Saved entries
+++

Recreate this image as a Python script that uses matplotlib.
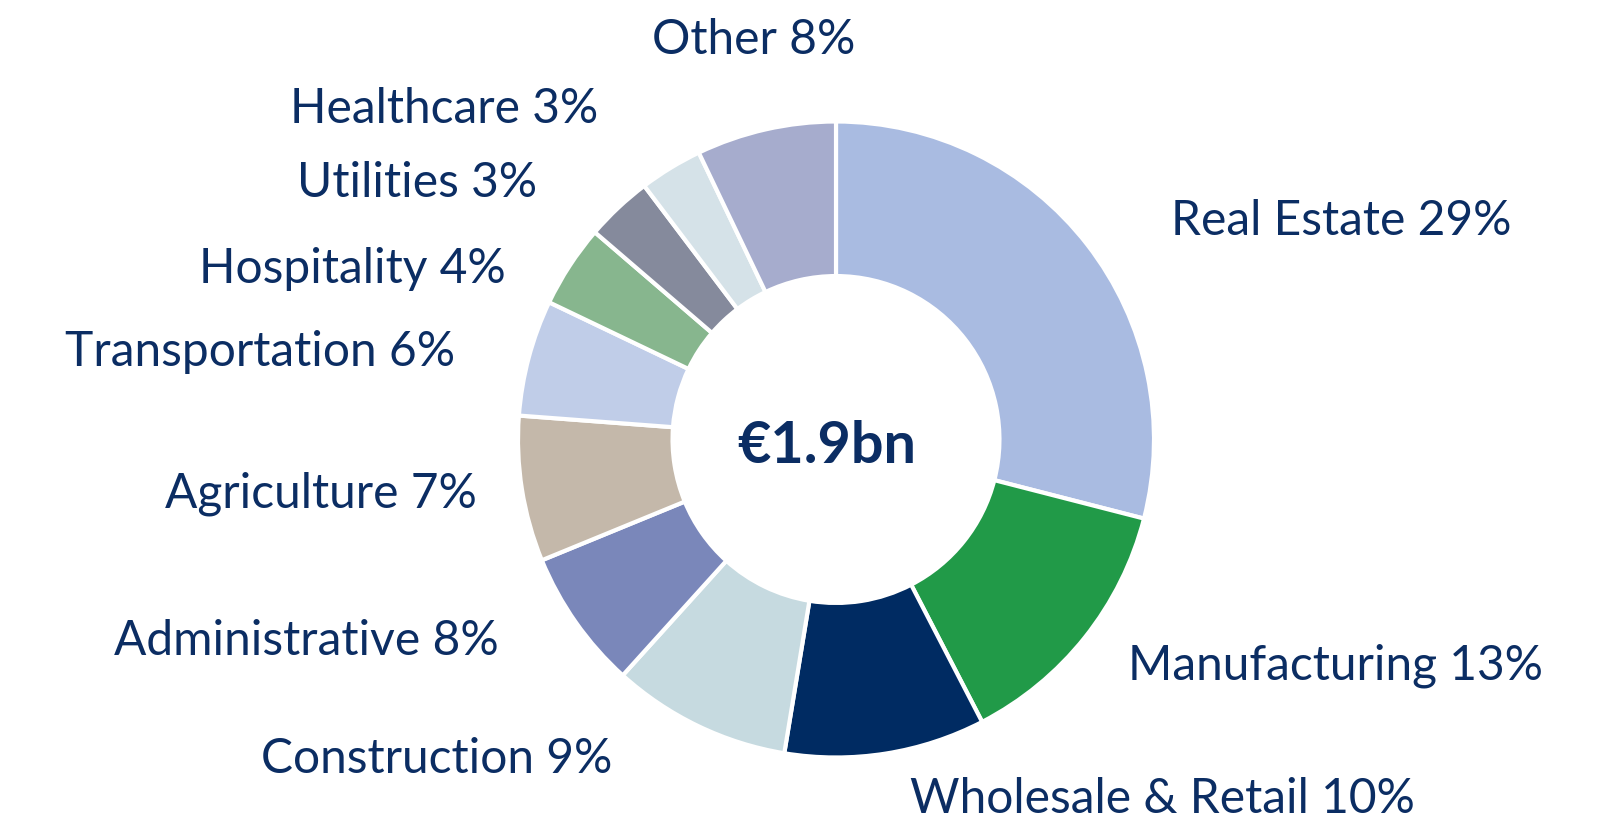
import matplotlib
matplotlib.use("Agg")
import matplotlib.pyplot as plt

# ---- data ----
categories = ["Real Estate", "Manufacturing", "Wholesale & Retail", "Construction",
              "Administrative", "Agriculture", "Transportation", "Hospitality",
              "Utilities", "Healthcare", "Other"]
label_pcts = [29, 13, 10, 9, 8, 7, 6, 4, 3, 3, 8]
# slice shares as drawn in the picture
values = [29.0, 13.4, 10.2, 9.1, 7.1, 7.4, 5.9, 4.2, 3.4, 3.2, 7.1]
colors = ["#A9BBE1", "#219A48", "#002B62", "#C6DAE0", "#7A87BA", "#C4B8AA",
          "#C0CDE8", "#87B68E", "#858A9C", "#D5E2E8", "#A6ACCD"]
center_text = "€1.9bn"

# label placement in pixels (x, baseline y from top, ha)
label_pos = [(1171, 235, "left"), (1128, 680, "left"), (910, 813, "left"),
             (612, 773, "right"), (499, 655, "right"), (477, 508, "right"),
             (455, 366, "right"), (506, 283, "right"), (537, 197, "right"),
             (598, 123, "right"), (754, 54, "center")]

W, H = 1604, 828
TXT = "#0B2D63"
FONT = "Lato"

fig = plt.figure(figsize=(W / 100, H / 100), dpi=100)
cx, cy, R = 836, 440.5, 318
ax = fig.add_axes([(cx - R) / W, (H - cy - R) / H, 2 * R / W, 2 * R / H])
ax.pie(values, colors=colors, startangle=90, counterclock=False,
       radius=1.0, wedgeprops=dict(width=0.486, edgecolor="white", linewidth=3))
ax.set_xlim(-1, 1)
ax.set_ylim(-1, 1)
ax.set_aspect("equal")
ax.axis("off")

ax.text(-0.03, -0.02, center_text, ha="center", va="center", fontsize=41.5,
        fontweight="bold", color=TXT, family=FONT)

for cat, p, (x, y, ha) in zip(categories, label_pcts, label_pos):
    fig.text(x / W, 1 - y / H, f"{cat} {p}%", ha=ha, va="baseline",
             fontsize=34.5, color=TXT, family=FONT)

fig.savefig("out.png", dpi=100, facecolor="white")
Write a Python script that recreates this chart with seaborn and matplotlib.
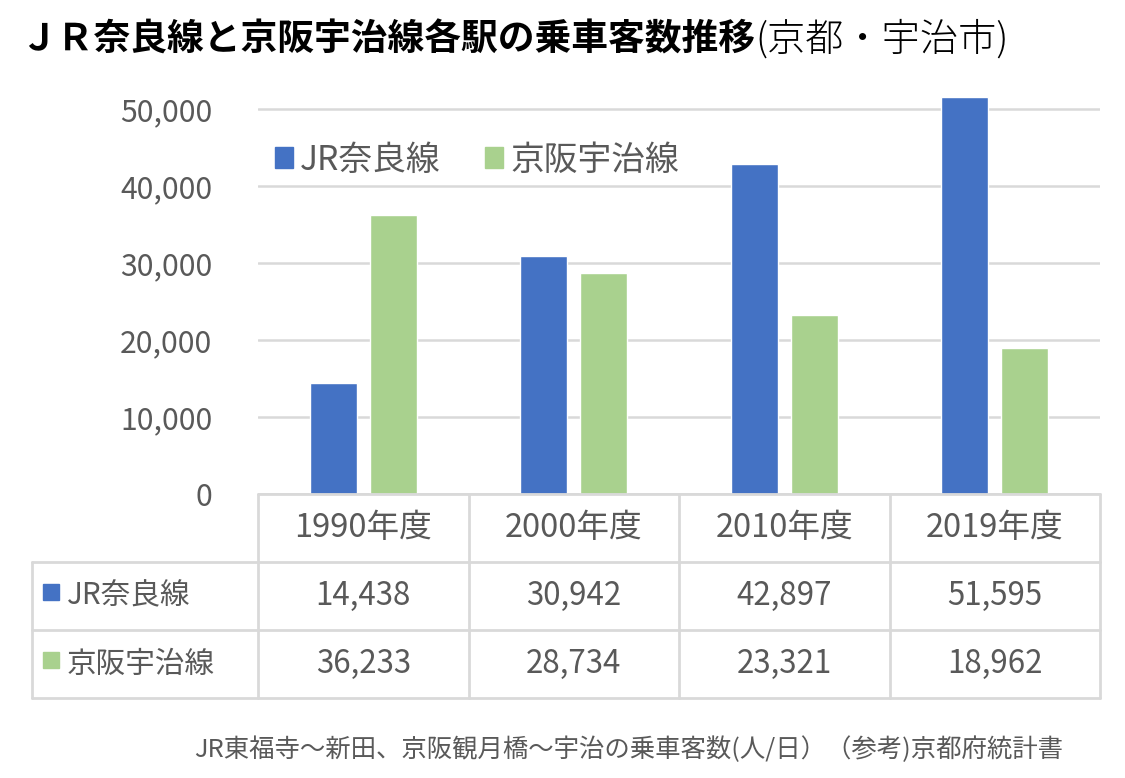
import numpy as np
import pandas as pd
import matplotlib
matplotlib.use("Agg")
import matplotlib.pyplot as plt
import matplotlib.transforms as mtransforms
from matplotlib.patches import Rectangle
import seaborn as sns

# データ
years = ["1990年度", "2000年度", "2010年度", "2019年度"]
series_names = ["JR奈良線", "京阪宇治線"]
jr_nara = [14438, 30942, 42897, 51595]
keihan_uji = [36233, 28734, 23321, 18962]
colors = ["#4472C4", "#A9D18E"]
title_main = "ＪＲ奈良線と京阪宇治線各駅の乗車客数推移"
title_sub = "(京都・宇治市)"
footnote = "JR東福寺～新田、京阪観月橋～宇治の乗車客数(人/日）（参考)京都府統計書"

sns.set_theme(style="white")
plt.rcParams["font.family"] = ["Noto Sans CJK JP", "DejaVu Sans"]

TEXT = "#595959"
LINE = "#d9d9d9"

df = pd.DataFrame({
    "year": years * 2,
    "line": [series_names[0]] * len(years) + [series_names[1]] * len(years),
    "riders": jr_nara + keihan_uji,
})

W, H = 1125, 778
fig = plt.figure(figsize=(W / 100, H / 100), dpi=100)
ax = fig.add_axes([258 / W, 1 - 494 / H, 842 / W, 400 / H])

sns.barplot(data=df, x="year", y="riders", hue="line", palette=colors,
            width=0.57, gap=0.22, saturation=1, ax=ax, legend=False)

ax.set_xlim(-0.5, len(years) - 0.5)
ax.set_ylim(0, 52000)
ax.set_yticks(np.arange(0, 50001, 10000))
ax.set_yticklabels([f"{v:,}" for v in np.arange(0, 50001, 10000)])
ax.tick_params(axis="y", length=0, pad=33, labelsize=21.7, labelcolor=TEXT)
ax.set_xticks([])
ax.set_xlabel("")
ax.set_ylabel("")
ax.yaxis.grid(True, color=LINE, lw=1.8)
ax.set_axisbelow(True)
for s in ax.spines.values():
    s.set_visible(False)

# 凡例
handles = [Rectangle((0, 0), 1, 1, color=c) for c in colors]
ax.legend(handles, series_names, ncol=2, frameon=False, loc="center left",
          bbox_to_anchor=(0.02, 0.835), fontsize=24.3, labelcolor=TEXT,
          handlelength=0.55, handleheight=0.55, handletextpad=0.2,
          columnspacing=1.3, borderaxespad=0, borderpad=0)

# データテーブル
trans = mtransforms.blended_transform_factory(ax.transData, ax.transAxes)
row_h = 68 / 400
x_left = -0.5 - 225 / 210
x_right = len(years) - 0.5
kw = dict(color=LINE, lw=2, transform=trans, clip_on=False)
ax.plot([-0.5, x_right], [0, 0], **kw)
for r in range(1, 4):
    ax.plot([x_left, x_right], [-r * row_h, -r * row_h], **kw)
ax.plot([x_left, x_left], [-row_h, -3 * row_h], **kw)
for i in range(len(years) + 1):
    ax.plot([i - 0.5, i - 0.5], [0, -3 * row_h], **kw)

for i, yr in enumerate(years):
    ax.text(i, -0.5 * row_h, yr, transform=trans, ha="center", va="center",
            fontsize=23.5, color=TEXT)
for r, (name, vals, c) in enumerate(zip(series_names, [jr_nara, keihan_uji], colors)):
    yc = -(r + 1.5) * row_h
    ax.plot([-0.5 - 206.5 / 210], [yc + 0.01], marker="s", markersize=12.2,
            color=c, transform=trans, clip_on=False)
    ax.text(-0.5 - 191 / 210, yc, name, transform=trans, ha="left", va="center",
            fontsize=21.3, color=TEXT)
    for i, v in enumerate(vals):
        ax.text(i, yc, f"{v:,}", transform=trans, ha="center", va="center",
                fontsize=22.5, color=TEXT)

# タイトル
t1 = fig.text(20 / W, 1 - 40 / H, title_main, fontsize=26.5, fontweight="bold",
              va="center", ha="left", color="black")
fig.canvas.draw()
bb = t1.get_window_extent()
fig.text(bb.x1 / W, 1 - 40 / H, title_sub, fontsize=27.5, fontweight="light",
         va="center", ha="left", color="black")

fig.text(1063 / W, 1 - 750 / H, footnote, fontsize=18.3, color=TEXT,
         ha="right", va="center")

fig.savefig("out.png", dpi=100)
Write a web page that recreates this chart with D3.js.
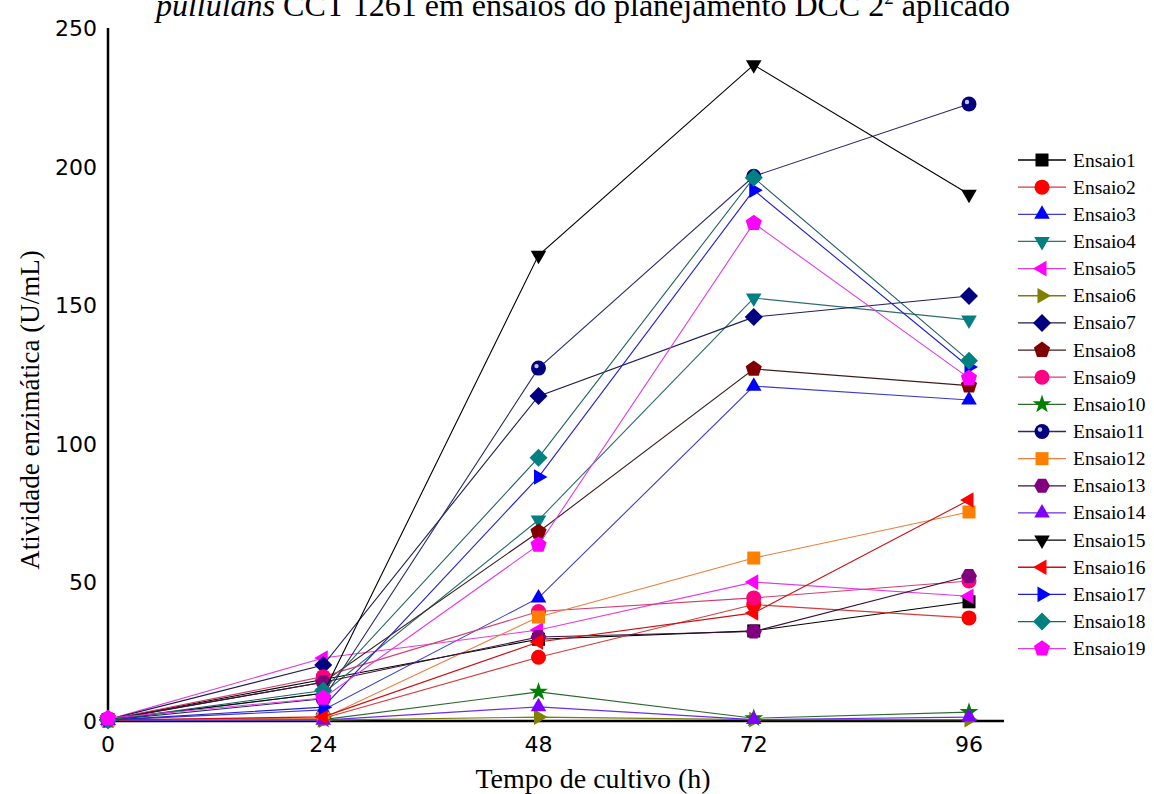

+++

→ Task prompt
Leave out all pictures, then copy the remaining material exactly.

→ Worked answer
Recreate this image as a Python script that uses matplotlib.
import matplotlib
matplotlib.use("Agg")
import matplotlib.pyplot as plt

# ---- data ----
categories = ["Real Estate", "Manufacturing", "Wholesale & Retail", "Construction",
              "Administrative", "Agriculture", "Transportation", "Hospitality",
              "Utilities", "Healthcare", "Other"]
label_pcts = [29, 13, 10, 9, 8, 7, 6, 4, 3, 3, 8]
# slice shares as drawn in the picture
values = [29.0, 13.4, 10.2, 9.1, 7.1, 7.4, 5.9, 4.2, 3.4, 3.2, 7.1]
colors = ["#A9BBE1", "#219A48", "#002B62", "#C6DAE0", "#7A87BA", "#C4B8AA",
          "#C0CDE8", "#87B68E", "#858A9C", "#D5E2E8", "#A6ACCD"]
center_text = "€1.9bn"

# label placement in pixels (x, baseline y from top, ha)
label_pos = [(1171, 235, "left"), (1128, 680, "left"), (910, 813, "left"),
             (612, 773, "right"), (499, 655, "right"), (477, 508, "right"),
             (455, 366, "right"), (506, 283, "right"), (537, 197, "right"),
             (598, 123, "right"), (754, 54, "center")]

W, H = 1604, 828
TXT = "#0B2D63"
FONT = "Lato"

fig = plt.figure(figsize=(W / 100, H / 100), dpi=100)
cx, cy, R = 836, 440.5, 318
ax = fig.add_axes([(cx - R) / W, (H - cy - R) / H, 2 * R / W, 2 * R / H])
ax.pie(values, colors=colors, startangle=90, counterclock=False,
       radius=1.0, wedgeprops=dict(width=0.486, edgecolor="white", linewidth=3))
ax.set_xlim(-1, 1)
ax.set_ylim(-1, 1)
ax.set_aspect("equal")
ax.axis("off")

ax.text(-0.03, -0.02, center_text, ha="center", va="center", fontsize=41.5,
        fontweight="bold", color=TXT, family=FONT)

for cat, p, (x, y, ha) in zip(categories, label_pcts, label_pos):
    fig.text(x / W, 1 - y / H, f"{cat} {p}%", ha=ha, va="baseline",
             fontsize=34.5, color=TXT, family=FONT)

fig.savefig("out.png", dpi=100, facecolor="white")
Write a Python script that recreates this chart with seaborn and matplotlib.
import numpy as np
import pandas as pd
import matplotlib
matplotlib.use("Agg")
import matplotlib.pyplot as plt
import matplotlib.transforms as mtransforms
from matplotlib.patches import Rectangle
import seaborn as sns

# データ
years = ["1990年度", "2000年度", "2010年度", "2019年度"]
series_names = ["JR奈良線", "京阪宇治線"]
jr_nara = [14438, 30942, 42897, 51595]
keihan_uji = [36233, 28734, 23321, 18962]
colors = ["#4472C4", "#A9D18E"]
title_main = "ＪＲ奈良線と京阪宇治線各駅の乗車客数推移"
title_sub = "(京都・宇治市)"
footnote = "JR東福寺～新田、京阪観月橋～宇治の乗車客数(人/日）（参考)京都府統計書"

sns.set_theme(style="white")
plt.rcParams["font.family"] = ["Noto Sans CJK JP", "DejaVu Sans"]

TEXT = "#595959"
LINE = "#d9d9d9"

df = pd.DataFrame({
    "year": years * 2,
    "line": [series_names[0]] * len(years) + [series_names[1]] * len(years),
    "riders": jr_nara + keihan_uji,
})

W, H = 1125, 778
fig = plt.figure(figsize=(W / 100, H / 100), dpi=100)
ax = fig.add_axes([258 / W, 1 - 494 / H, 842 / W, 400 / H])

sns.barplot(data=df, x="year", y="riders", hue="line", palette=colors,
            width=0.57, gap=0.22, saturation=1, ax=ax, legend=False)

ax.set_xlim(-0.5, len(years) - 0.5)
ax.set_ylim(0, 52000)
ax.set_yticks(np.arange(0, 50001, 10000))
ax.set_yticklabels([f"{v:,}" for v in np.arange(0, 50001, 10000)])
ax.tick_params(axis="y", length=0, pad=33, labelsize=21.7, labelcolor=TEXT)
ax.set_xticks([])
ax.set_xlabel("")
ax.set_ylabel("")
ax.yaxis.grid(True, color=LINE, lw=1.8)
ax.set_axisbelow(True)
for s in ax.spines.values():
    s.set_visible(False)

# 凡例
handles = [Rectangle((0, 0), 1, 1, color=c) for c in colors]
ax.legend(handles, series_names, ncol=2, frameon=False, loc="center left",
          bbox_to_anchor=(0.02, 0.835), fontsize=24.3, labelcolor=TEXT,
          handlelength=0.55, handleheight=0.55, handletextpad=0.2,
          columnspacing=1.3, borderaxespad=0, borderpad=0)

# データテーブル
trans = mtransforms.blended_transform_factory(ax.transData, ax.transAxes)
row_h = 68 / 400
x_left = -0.5 - 225 / 210
x_right = len(years) - 0.5
kw = dict(color=LINE, lw=2, transform=trans, clip_on=False)
ax.plot([-0.5, x_right], [0, 0], **kw)
for r in range(1, 4):
    ax.plot([x_left, x_right], [-r * row_h, -r * row_h], **kw)
ax.plot([x_left, x_left], [-row_h, -3 * row_h], **kw)
for i in range(len(years) + 1):
    ax.plot([i - 0.5, i - 0.5], [0, -3 * row_h], **kw)

for i, yr in enumerate(years):
    ax.text(i, -0.5 * row_h, yr, transform=trans, ha="center", va="center",
            fontsize=23.5, color=TEXT)
for r, (name, vals, c) in enumerate(zip(series_names, [jr_nara, keihan_uji], colors)):
    yc = -(r + 1.5) * row_h
    ax.plot([-0.5 - 206.5 / 210], [yc + 0.01], marker="s", markersize=12.2,
            color=c, transform=trans, clip_on=False)
    ax.text(-0.5 - 191 / 210, yc, name, transform=trans, ha="left", va="center",
            fontsize=21.3, color=TEXT)
    for i, v in enumerate(vals):
        ax.text(i, yc, f"{v:,}", transform=trans, ha="center", va="center",
                fontsize=22.5, color=TEXT)

# タイトル
t1 = fig.text(20 / W, 1 - 40 / H, title_main, fontsize=26.5, fontweight="bold",
              va="center", ha="left", color="black")
fig.canvas.draw()
bb = t1.get_window_extent()
fig.text(bb.x1 / W, 1 - 40 / H, title_sub, fontsize=27.5, fontweight="light",
         va="center", ha="left", color="black")

fig.text(1063 / W, 1 - 750 / H, footnote, fontsize=18.3, color=TEXT,
         ha="right", va="center")

fig.savefig("out.png", dpi=100)
Write a web page that recreates this chart with D3.js.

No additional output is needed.